Task:
Carry none of the pictures over; set down the material below exactly.

───── Data section

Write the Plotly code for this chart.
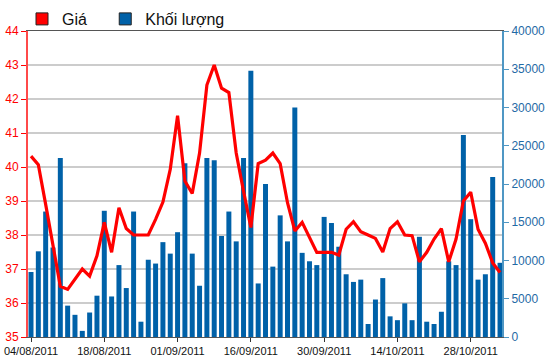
import plotly.graph_objects as go

dates = [
    "04/08/2011", "05/08/2011", "08/08/2011", "09/08/2011", "10/08/2011", "11/08/2011", "12/08/2011",
    "15/08/2011", "16/08/2011", "17/08/2011", "18/08/2011", "19/08/2011", "22/08/2011", "23/08/2011",
    "24/08/2011", "25/08/2011", "26/08/2011", "29/08/2011", "30/08/2011", "31/08/2011",
    "01/09/2011", "05/09/2011", "06/09/2011", "07/09/2011", "08/09/2011", "09/09/2011", "12/09/2011",
    "13/09/2011", "14/09/2011", "15/09/2011", "16/09/2011", "19/09/2011", "20/09/2011", "21/09/2011",
    "22/09/2011", "23/09/2011", "26/09/2011", "27/09/2011", "28/09/2011", "29/09/2011", "30/09/2011",
    "03/10/2011", "04/10/2011", "05/10/2011", "06/10/2011", "07/10/2011", "10/10/2011", "11/10/2011",
    "12/10/2011", "13/10/2011", "14/10/2011", "17/10/2011", "18/10/2011", "19/10/2011", "20/10/2011",
    "21/10/2011", "24/10/2011", "25/10/2011", "26/10/2011", "27/10/2011", "28/10/2011", "31/10/2011",
    "01/11/2011", "02/11/2011", "03/11/2011",
]

volume = [
    8500, 11200, 16400, 11700, 23400, 4100, 2900, 800, 3200, 5400,
    16500, 5300, 9400, 6400, 16400, 2000, 10100, 9600, 12400, 10900,
    13700, 22700, 10900, 6700, 23400, 23100, 13200, 16400, 12500, 23400,
    34800, 7000, 20000, 9200, 15900, 12500, 30000, 11000, 9900, 9400,
    15700, 14900, 11800, 8200, 7200, 7500, 1700, 4900, 7700, 2700,
    2200, 4400, 2200, 13100, 2000, 1700, 3300, 9900, 9400, 26400,
    15400, 7500, 8200, 20900, 9700,
]

price = [
    40.32, 40.07, 38.9, 37.7, 36.49, 36.40, 36.71, 37.0, 36.79, 37.39,
    38.37, 37.49, 38.8, 38.19, 38.0, 38.0, 38.0, 38.46, 38.97, 39.93,
    41.51, 39.59, 39.22, 40.41, 42.41, 43.0, 42.32, 42.19, 40.41, 39.29,
    38.22, 40.1, 40.2, 40.41, 40.1, 38.95, 38.12, 38.37, 37.93, 37.49,
    37.49, 37.49, 37.41, 38.17, 38.39, 38.1, 38.0, 37.9, 37.5, 38.19,
    38.39, 38.0, 37.98, 37.21, 37.49, 37.88, 38.19, 37.21, 37.88, 39.0,
    39.26, 38.17, 37.76, 37.18, 36.9,
]

tick_dates = ["04/08/2011", "18/08/2011", "01/09/2011", "16/09/2011",
              "30/09/2011", "14/10/2011", "28/10/2011"]

price_ticks = [35, 36, 37, 38, 39, 40, 41, 42, 43, 44]
volume_ticks = [0, 5000, 10000, 15000, 20000, 25000, 30000, 35000, 40000]
volume_labels = ["0", "5000", "10000", "15000", "20000", "25000", "30000", "35000", "40000"]

RED = "#ff0000"
BLUE = "#0061a8"
BLUE_TXT = "#1f6aa5"

fig = go.Figure()

# legend-only entries (trailing no-break spaces widen the first entry)
fig.add_trace(go.Bar(x=[None], y=[None], name="Giá\u00a0\u00a0\u00a0", yaxis="y",
                     marker=dict(color=RED, line=dict(color="#222", width=1)),
                     showlegend=True, hoverinfo="skip"))
fig.add_trace(go.Bar(x=[None], y=[None], name="Khối lượng", yaxis="y",
                     marker=dict(color=BLUE, line=dict(color="#222", width=1)),
                     showlegend=True, hoverinfo="skip"))

fig.add_trace(go.Bar(x=dates, y=volume, name="Khối lượng", yaxis="y",
                     marker=dict(color=BLUE, line=dict(width=0)),
                     width=0.68, showlegend=False))
fig.add_trace(go.Scatter(x=dates, y=price, name="Giá", yaxis="y2", mode="lines",
                         line=dict(color=RED, width=3.2), showlegend=False))

fig.update_layout(
    width=550, height=364,
    margin=dict(l=28, r=48, t=31, b=27, autoexpand=False),
    paper_bgcolor="white", plot_bgcolor="white",
    barmode="overlay",
    font=dict(family="Liberation Sans, Arial, sans-serif", size=12, color="#222"),
    showlegend=True,
    legend=dict(orientation="h", xref="container", yref="container",
                x=22 / 550, xanchor="left", y=1 - 19 / 364, yanchor="middle",
                font=dict(size=16, color="#111"),
                bgcolor="rgba(0,0,0,0)", traceorder="normal"),
    xaxis=dict(type="category", categoryorder="array", categoryarray=dates,
               range=[-0.41, 64.27], tickmode="array", tickvals=tick_dates,
               ticktext=tick_dates, ticks="outside", ticklen=4, tickcolor="#333",
               showline=True, linecolor="#555", linewidth=1, mirror=True,
               showgrid=False, automargin=False, tickfont=dict(size=11, color="#111")),
    yaxis=dict(side="right", range=[0, 40000], tickmode="array", tickvals=volume_ticks,
               ticktext=volume_labels,
               ticks="outside", ticklen=5, tickcolor="#4f97c4",
               showline=True, linecolor="#4f97c4", linewidth=2,
               showgrid=False, zeroline=False, automargin=False,
               tickfont=dict(size=12, color=BLUE_TXT)),
    yaxis2=dict(side="left", overlaying="y", range=[35, 44], tickmode="array",
                tickvals=price_ticks,
                ticks="outside", ticklen=5, tickcolor=RED,
                showline=True, linecolor="#ff4a4a", linewidth=2,
                showgrid=True, gridcolor="#cccccc", gridwidth=1.5, zeroline=False,
                automargin=False, tickfont=dict(size=12, color=RED)),
)

fig.write_html("out.html", config={"displayModeBar": False},
               post_script="document.body.style.margin='0';document.body.style.padding='0';")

──────────

Finished task:
Write the Plotly code for this chart.
import plotly.graph_objects as go

dates = [
    "04/08/2011", "05/08/2011", "08/08/2011", "09/08/2011", "10/08/2011", "11/08/2011", "12/08/2011",
    "15/08/2011", "16/08/2011", "17/08/2011", "18/08/2011", "19/08/2011", "22/08/2011", "23/08/2011",
    "24/08/2011", "25/08/2011", "26/08/2011", "29/08/2011", "30/08/2011", "31/08/2011",
    "01/09/2011", "05/09/2011", "06/09/2011", "07/09/2011", "08/09/2011", "09/09/2011", "12/09/2011",
    "13/09/2011", "14/09/2011", "15/09/2011", "16/09/2011", "19/09/2011", "20/09/2011", "21/09/2011",
    "22/09/2011", "23/09/2011", "26/09/2011", "27/09/2011", "28/09/2011", "29/09/2011", "30/09/2011",
    "03/10/2011", "04/10/2011", "05/10/2011", "06/10/2011", "07/10/2011", "10/10/2011", "11/10/2011",
    "12/10/2011", "13/10/2011", "14/10/2011", "17/10/2011", "18/10/2011", "19/10/2011", "20/10/2011",
    "21/10/2011", "24/10/2011", "25/10/2011", "26/10/2011", "27/10/2011", "28/10/2011", "31/10/2011",
    "01/11/2011", "02/11/2011", "03/11/2011",
]

volume = [
    8500, 11200, 16400, 11700, 23400, 4100, 2900, 800, 3200, 5400,
    16500, 5300, 9400, 6400, 16400, 2000, 10100, 9600, 12400, 10900,
    13700, 22700, 10900, 6700, 23400, 23100, 13200, 16400, 12500, 23400,
    34800, 7000, 20000, 9200, 15900, 12500, 30000, 11000, 9900, 9400,
    15700, 14900, 11800, 8200, 7200, 7500, 1700, 4900, 7700, 2700,
    2200, 4400, 2200, 13100, 2000, 1700, 3300, 9900, 9400, 26400,
    15400, 7500, 8200, 20900, 9700,
]

price = [
    40.32, 40.07, 38.9, 37.7, 36.49, 36.40, 36.71, 37.0, 36.79, 37.39,
    38.37, 37.49, 38.8, 38.19, 38.0, 38.0, 38.0, 38.46, 38.97, 39.93,
    41.51, 39.59, 39.22, 40.41, 42.41, 43.0, 42.32, 42.19, 40.41, 39.29,
    38.22, 40.1, 40.2, 40.41, 40.1, 38.95, 38.12, 38.37, 37.93, 37.49,
    37.49, 37.49, 37.41, 38.17, 38.39, 38.1, 38.0, 37.9, 37.5, 38.19,
    38.39, 38.0, 37.98, 37.21, 37.49, 37.88, 38.19, 37.21, 37.88, 39.0,
    39.26, 38.17, 37.76, 37.18, 36.9,
]

tick_dates = ["04/08/2011", "18/08/2011", "01/09/2011", "16/09/2011",
              "30/09/2011", "14/10/2011", "28/10/2011"]

price_ticks = [35, 36, 37, 38, 39, 40, 41, 42, 43, 44]
volume_ticks = [0, 5000, 10000, 15000, 20000, 25000, 30000, 35000, 40000]
volume_labels = ["0", "5000", "10000", "15000", "20000", "25000", "30000", "35000", "40000"]

RED = "#ff0000"
BLUE = "#0061a8"
BLUE_TXT = "#1f6aa5"

fig = go.Figure()

# legend-only entries (trailing no-break spaces widen the first entry)
fig.add_trace(go.Bar(x=[None], y=[None], name="Giá\u00a0\u00a0\u00a0", yaxis="y",
                     marker=dict(color=RED, line=dict(color="#222", width=1)),
                     showlegend=True, hoverinfo="skip"))
fig.add_trace(go.Bar(x=[None], y=[None], name="Khối lượng", yaxis="y",
                     marker=dict(color=BLUE, line=dict(color="#222", width=1)),
                     showlegend=True, hoverinfo="skip"))

fig.add_trace(go.Bar(x=dates, y=volume, name="Khối lượng", yaxis="y",
                     marker=dict(color=BLUE, line=dict(width=0)),
                     width=0.68, showlegend=False))
fig.add_trace(go.Scatter(x=dates, y=price, name="Giá", yaxis="y2", mode="lines",
                         line=dict(color=RED, width=3.2), showlegend=False))

fig.update_layout(
    width=550, height=364,
    margin=dict(l=28, r=48, t=31, b=27, autoexpand=False),
    paper_bgcolor="white", plot_bgcolor="white",
    barmode="overlay",
    font=dict(family="Liberation Sans, Arial, sans-serif", size=12, color="#222"),
    showlegend=True,
    legend=dict(orientation="h", xref="container", yref="container",
                x=22 / 550, xanchor="left", y=1 - 19 / 364, yanchor="middle",
                font=dict(size=16, color="#111"),
                bgcolor="rgba(0,0,0,0)", traceorder="normal"),
    xaxis=dict(type="category", categoryorder="array", categoryarray=dates,
               range=[-0.41, 64.27], tickmode="array", tickvals=tick_dates,
               ticktext=tick_dates, ticks="outside", ticklen=4, tickcolor="#333",
               showline=True, linecolor="#555", linewidth=1, mirror=True,
               showgrid=False, automargin=False, tickfont=dict(size=11, color="#111")),
    yaxis=dict(side="right", range=[0, 40000], tickmode="array", tickvals=volume_ticks,
               ticktext=volume_labels,
               ticks="outside", ticklen=5, tickcolor="#4f97c4",
               showline=True, linecolor="#4f97c4", linewidth=2,
               showgrid=False, zeroline=False, automargin=False,
               tickfont=dict(size=12, color=BLUE_TXT)),
    yaxis2=dict(side="left", overlaying="y", range=[35, 44], tickmode="array",
                tickvals=price_ticks,
                ticks="outside", ticklen=5, tickcolor=RED,
                showline=True, linecolor="#ff4a4a", linewidth=2,
                showgrid=True, gridcolor="#cccccc", gridwidth=1.5, zeroline=False,
                automargin=False, tickfont=dict(size=12, color=RED)),
)

fig.write_html("out.html", config={"displayModeBar": False},
               post_script="document.body.style.margin='0';document.body.style.padding='0';")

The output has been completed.